Is Australia's engagement with Asia over?
A new book on Australia’s role in Asia finds the country has moved to a new phase in its relationships with the region.
From towing back boats to cattle bans and ignored pleas for clemency, it would seem that Australia is picking fights it can’t win with its Asian neighbours.
But this wasn’t and doesn’t always have to be the case.
A new book by ANU College of Asia and the Pacific foreign affairs expert Dr Andrew Carr, confronts the question of just how much influence Australia can have in Asia. He finds that Australia has been surprisingly influential as a middle power, yet some of the key foundations of that influence are slipping away.
To be launched at Parliament House by The Australian’s editor-at-large Paul Kelly this Wednesday, Winning the peace: Australia’s campaign to change the Asia-Pacific provides an innovative re-telling of the story of Australia’s engagement with Asia.
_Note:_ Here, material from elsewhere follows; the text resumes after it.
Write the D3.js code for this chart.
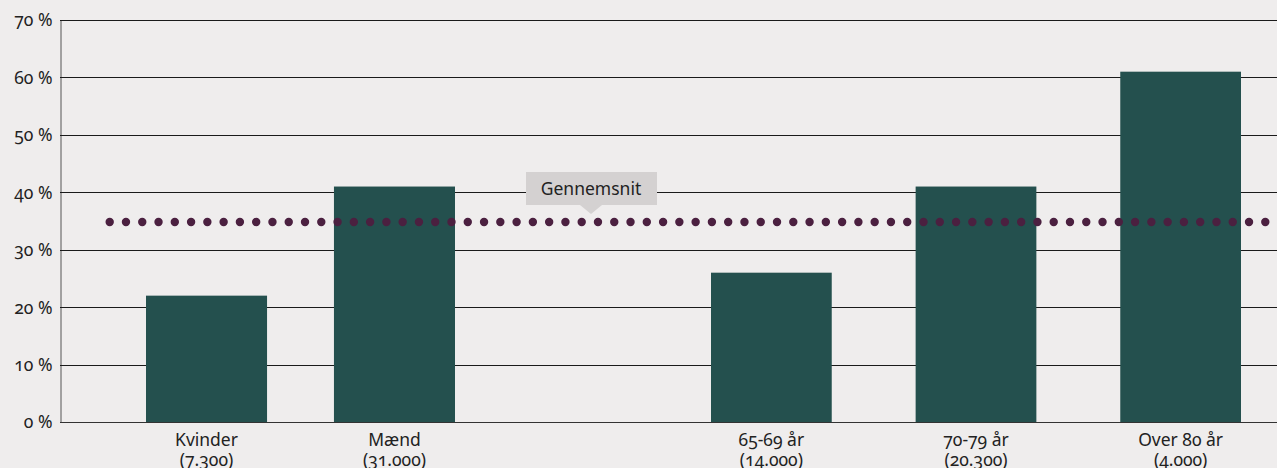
<!DOCTYPE html>
<html><head><meta charset="utf-8">
<script src="https://cdn.jsdelivr.net/npm/d3@7"></script>
<style>
html,body{margin:0;padding:0;background:#efeded;}
svg{display:block;font-family:"Noto Sans",sans-serif;}
svg text{font-variant-numeric:oldstyle-nums;font-feature-settings:"onum" 1;}
</style></head><body>
<svg id="c" width="1277" height="468"></svg>
<script>
const genderCats = ["Kvinder", "Mænd"];
const genderCounts = ["(7.300)", "(31.000)"];
const genderValues = [22, 41];
const ageCats = ["65-69 år", "70-79 år", "Over 80 år"];
const ageCounts = ["(14.000)", "(20.300)", "(4.000)"];
const ageValues = [26, 41, 61];
const averageValue = 35;
const averageLabel = "Gennemsnit";
const yTicks = [0, 10, 20, 30, 40, 50, 60, 70];

(function () {
const svg = d3.select("#c");
const W = 1277, mLeft = 60, mTop = 20, mBottom = 422;
const FS = 17.5;
const y = d3.scaleLinear().domain([0, 70]).range([mBottom, mTop]);
const xG = d3.scaleBand().domain(genderCats).range([146, 455]).paddingInner(0.356).paddingOuter(0);
const xA = d3.scaleBand().domain(ageCats).range([711, 1241]).paddingInner(0.41).paddingOuter(0);

const yAxis = d3.axisLeft(y).tickValues(yTicks).tickSize(0).tickPadding(8).tickFormat(d => d + " %");
const gy = svg.append("g").attr("transform", `translate(${mLeft + 0.5},0)`).call(yAxis);
gy.attr("font-family", null);
gy.select(".domain").attr("stroke", "#555").attr("stroke-width", 1);
gy.selectAll("text").attr("font-size", FS).attr("fill", "#222").attr("dy", "0.34em");
svg.append("g").selectAll("line").data(yTicks.filter(d => d > 0)).join("line")
  .attr("x1", mLeft).attr("x2", W).attr("y1", d => Math.round(y(d)) + 0.5).attr("y2", d => Math.round(y(d)) + 0.5)
  .attr("stroke", "#1a1a1a").attr("stroke-width", 1);

const barColor = "#24504e";
function drawGroup(scale, cats, vals, counts) {
  const data = cats.map((c, i) => ({c, v: vals[i], n: counts[i]}));
  svg.append("g").selectAll("rect").data(data).join("rect")
    .attr("x", d => scale(d.c)).attr("width", scale.bandwidth())
    .attr("y", d => y(d.v)).attr("height", d => y(0) - y(d.v))
    .attr("fill", barColor);
  const lab = svg.append("g").selectAll("text").data(data).join("text")
    .attr("x", d => scale(d.c) + scale.bandwidth() / 2)
    .attr("text-anchor", "middle").attr("font-size", FS).attr("fill", "#222");
  lab.append("tspan").attr("x", d => scale(d.c) + scale.bandwidth() / 2).attr("y", 446).text(d => d.c);
  lab.append("tspan").attr("x", d => scale(d.c) + scale.bandwidth() / 2).attr("y", 466).text(d => d.n);
}
drawGroup(xG, genderCats, genderValues, genderCounts);
drawGroup(xA, ageCats, ageValues, ageCounts);

svg.append("line").attr("x1", mLeft).attr("x2", W).attr("y1", y(0) + 0.5).attr("y2", y(0) + 0.5)
  .attr("stroke", "#333").attr("stroke-width", 1.2);

const x1 = 109.7, x2 = 1265.3, nDots = 72;
svg.append("line").attr("x1", x1).attr("x2", x2).attr("y1", y(averageValue) + 1).attr("y2", y(averageValue) + 1)
  .attr("stroke", "#4b2040").attr("stroke-width", 8.4).attr("stroke-linecap", "round")
  .attr("stroke-dasharray", `0 ${(x2 - x1) / (nDots - 1)}`);

const cx = 591, by = 205;
const g = svg.append("g");
g.append("rect").attr("x", 526).attr("y", 172).attr("width", 131).attr("height", by - 172).attr("fill", "#d4d1d1");
g.append("path").attr("d", `M${cx - 11},${by} L${cx},${by + 9} L${cx + 11},${by} Z`).attr("fill", "#d4d1d1");
g.append("text").attr("x", cx).attr("y", 195).attr("text-anchor", "middle").attr("font-size", FS).attr("fill", "#222").text(averageLabel);
})();
</script></body></html>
It outlines how Australia has flexed its muscle and affected change on issues like weapons of mass destruction, trade and asylum seekers.
“The era of Australia’s engagement with Asia is now over,” says Dr Carr from the ANU Strategic and Defence Studies Centre.
“After thirty years of effort we are thoroughly integrated in the region. However many of the advantages that gave Australia influence during this period are also at an end.”
“The engagement has been confirmed and now the challenges of a married relationship begin, with all the extra roles and responsibilities.”
Head of the ANU Strategic and Defence Studies Centre Dr Brendan Taylor said that “Winning the Peace marks a paradigm shift in Australian foreign policy thinking.”
“After decades of ultimately successful struggle for security with rather than against our region, Carr’s new book is a must read for Australian policymakers tasked with keeping Australia peaceful, prosperous and influential in the so-called Asian century” Dr Taylor said.